2. Give context to gifts: It’s always very thoughtful to receive a gift. However, I find it intriguing how hubby is so great at giving the simplest of gifts, but they are always so meaningful. I often find that the attraction wasn’t really about the gift but his narrative about it. For instance, he recently gifted me a shower gel and told me how he waited for almost an hour in front of a shop to get it because there was a long queue to get the product (it was a special, handmade formulation), and he got me the very last bottle in stock 😅😅. Just so you know, I only use that shower gel for special occasions because my mind tells me there must be something truly special about it. At another time, he gifted me a journal (you know, the type that just has ruled pages and absolutely nothing written on it) for mother’s day. As he handed it over to me, he said, “motherhood is such a beautiful experience, I want you to enjoy every bit of it and document your experience, so I’m giving you this journal to write something you are grateful for every day.” He once gave me a pack of teabags and narrated the amazing benefits of the active ingredient in the tea and how it was perfect for me (thank you very much, Sir). My point is, sometimes the best gifts are the (almost) free ones 😉
3. SWOT analysis: For everyone hubby meets, he subconsciously does a SWOT analysis. That’s to say, he can immediately tell the individual’s Strengths, Weaknesses, Opportunities and Threats. An interesting question I like asking him every so often is, “what do you think about this person?” I’m always gobsmacked at his response. What does he do with this info, you might ask? It helps him make the most of the relationship by leveraging the person’s strengths, complementing their weaknesses, gently nudging them to maximize their opportunities and making them aware of obvious threats. This is a classic example of what Stephen Covey would describe as a “win-win” situation.

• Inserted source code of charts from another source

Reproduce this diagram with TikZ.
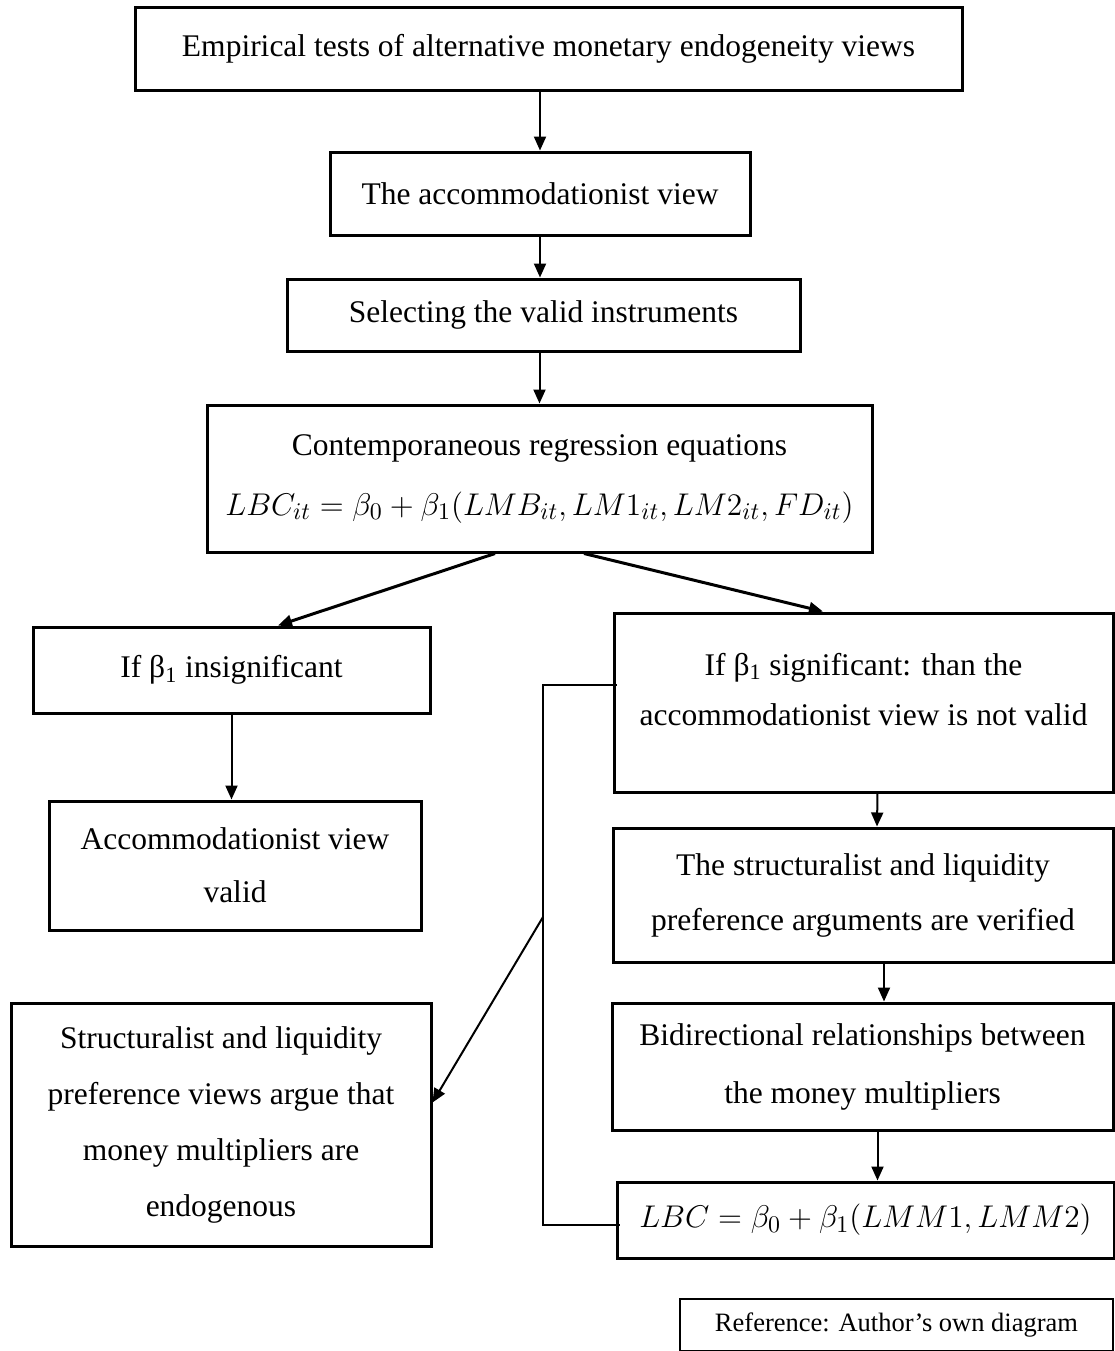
\documentclass[tikz,border=0pt]{standalone}
\usepackage{graphicx}
\usepackage{fontspec}
\setmainfont{Liberation Serif}
\usetikzlibrary{arrows.meta}

\begin{document}
\begin{tikzpicture}[x=0.5pt,y=-0.5pt,
    box/.style={draw, line width=1.5pt, align=center, inner sep=0pt,
      font=\fontsize{15.75}{27}\selectfont},
    arr/.style={-{Triangle[length=7pt,width=6pt]}, line width=1pt},
    bigarr/.style={-{Triangle[length=7pt,width=6pt]}, line width=1.5pt},
    link/.style={line width=0.8pt}]
  \useasboundingbox (0,0) rectangle (1115,1351);

  % main column
  \node[box, minimum width=413.5pt, minimum height=41.5pt] (tests) at (548.5,48.5)
    {Empirical tests of alternative monetary endogeneity views};
  \node[box, minimum width=210pt, minimum height=41.5pt] (accview) at (540,193.5)
    {The accommodationist view};
  \node[box, minimum width=256.5pt, minimum height=36pt] (select) at (543.5,315)
    {Selecting the valid instruments};
  \node[box, minimum width=332.5pt, minimum height=73.5pt, font=\fontsize{15.75}{30}\selectfont] (contemp) at (539.5,478.5)
    {Contemporaneous regression equations\\
     \scalebox{1.09}{$LBC_{it} = \beta_0 + \beta_1(LMB_{it}, LM1_{it}, LM2_{it}, FD_{it})$}};

  % left branch
  \node[box, minimum width=198.5pt, minimum height=43pt] (insig) at (231.5,670)
    {If β\textsubscript{1} insignificant};
  \node[box, minimum width=186pt, minimum height=64.5pt, font=\fontsize{15.75}{26.5}\selectfont] (accvalid) at (235,865.5)
    {Accommodationist view\\valid};
  \node[box, minimum width=210pt, minimum height=121.5pt, font=\fontsize{15.75}{28}\selectfont] (structviews) at (221,1124.5)
    {Structuralist and liquidity\\preference views argue that\\money multipliers are\\endogenous};

  % right branch
  \node[box, minimum width=249.5pt, minimum height=89.5pt, font=\fontsize{15.75}{25}\selectfont] (sig) at (863.5,702.5)
    {If β\textsubscript{1} significant: than the\\accommodationist view is not valid\\[-11.5pt]\mbox{}};
  \node[box, minimum width=250pt, minimum height=67pt, font=\fontsize{15.75}{27.5}\selectfont] (verified) at (863,895)
    {The structuralist and liquidity\\preference arguments are verified};
  \node[box, minimum width=250.5pt, minimum height=63.5pt, font=\fontsize{15.75}{29}\selectfont] (bidir) at (862.5,1066.5)
    {Bidirectional relationships between\\the money multipliers};
  \node[box, minimum width=248.5pt, minimum height=38pt] (lbc) at (865.5,1220)
    {\scalebox{1.09}{$LBC = \beta_0 + \beta_1(LMM1, LMM2)$}};

  \node[draw, line width=0.6pt, minimum width=216.5pt, minimum height=26pt,
    font=\fontsize{13.25}{16}\selectfont] (source) at (896.5,1325)
    {Reference: Author’s own diagram};

  % arrows
  \draw[arr] (accview.north |- tests.south) -- (accview.north);
  \draw[arr] (accview.south) -- (accview.south |- select.north);
  \draw[arr] (select.south -| contemp.north) -- (contemp.north);
  \draw[bigarr] ([xshift=-22.25pt]contemp.south) -- ([xshift=23.25pt]insig.north);
  \draw[bigarr] ([xshift=22.25pt]contemp.south) -- ([xshift=-20.25pt]sig.north);
  \draw[arr] (insig.south) -- (insig.south |- accvalid.north);
  \draw[arr] ([xshift=7pt]sig.south) -- ([xshift=7pt]verified.north);
  \draw[arr] ([xshift=10.5pt]verified.south) -- ([xshift=10.5pt]verified.south |- bidir.north);
  \draw[arr] ([xshift=7.5pt]bidir.south) -- ([xshift=6pt]lbc.north);

  % side link
  \coordinate (ltop) at (543,685);
  \coordinate (lmid) at (543,917);
  \coordinate (lbot) at (543,1225);
  \draw[link] ([yshift=8.75pt,xshift=2pt]sig.west) -- (ltop) -- (lbot) -- ([xshift=2pt]lbot -| lbc.west);
  \draw[arr] (lmid) -- ([yshift=11pt]structviews.east);
\end{tikzpicture}
\end{document}
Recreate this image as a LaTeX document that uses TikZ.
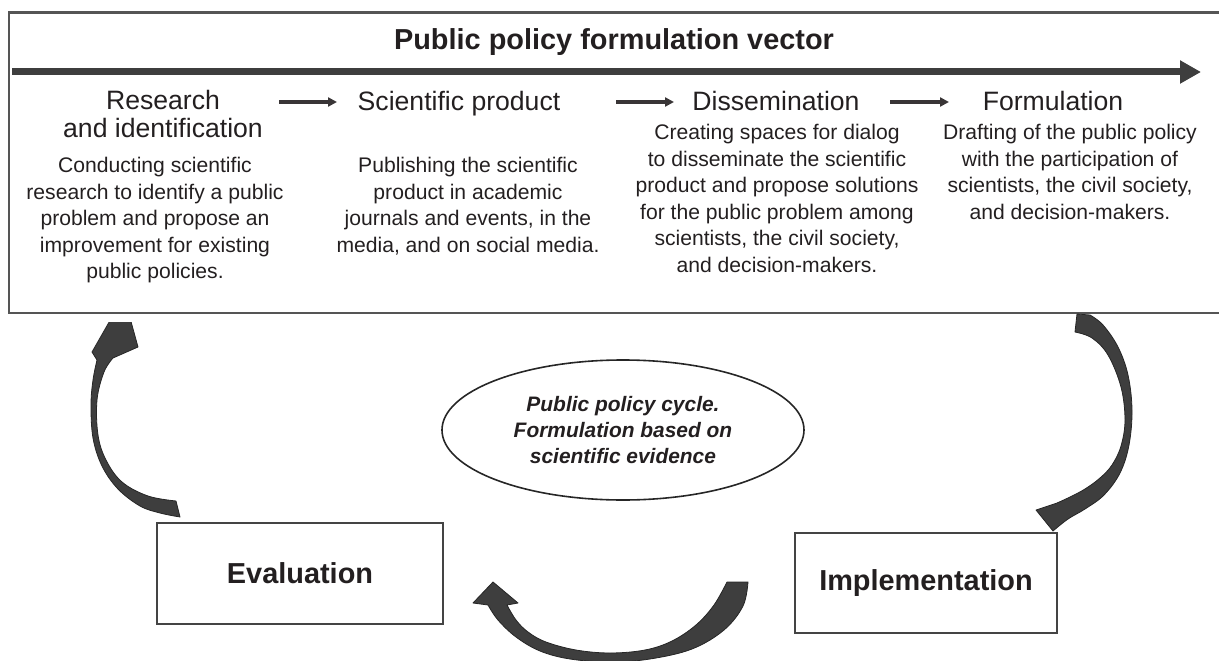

He has many more people skills, but these are my favourites. Anyways, back to the drift, guess who can now stay indoors for months without going outdoors to get a dose of sunshine?? 😉 I’m sure you guessed right. So you see, we’re learning from each other after all 🤷♀️
PS: Please don’t tag him. I hope he doesn’t see this 🙈🙈
PSS: Today is NOT his birthday.
Categories: My lifestyle
Very insightful write-up as always…kudos!!!
Thanks for the kind compliment, Sammy.
Very interesting blog. Your husband must have a huge personality. It takes “people skills” to be able to give everyone a new name 🙂.
Thanks for your kind words ❤️❤️❤️
It’s take serious “people skills” to be able to call people new names 🙂. Your hubby must have huge personality.
You’re absolutely right!!! I thought the same and found it very interesting. Also, some of the nicknames he comes up with are very ingenious.
This is fantastic! Pearl herself must be credited with great psychoanalytic ability. It takes so much natural depth to read another person, even husband or wife, to this level and be spot-on.
Please keep this up.
Awwwww…. Thanks for the credit and your kind words. I’m grateful 🙏🏼
Wow I love this very interesting 🤗
Thanks for your kind words 😊 I’m glad you love it.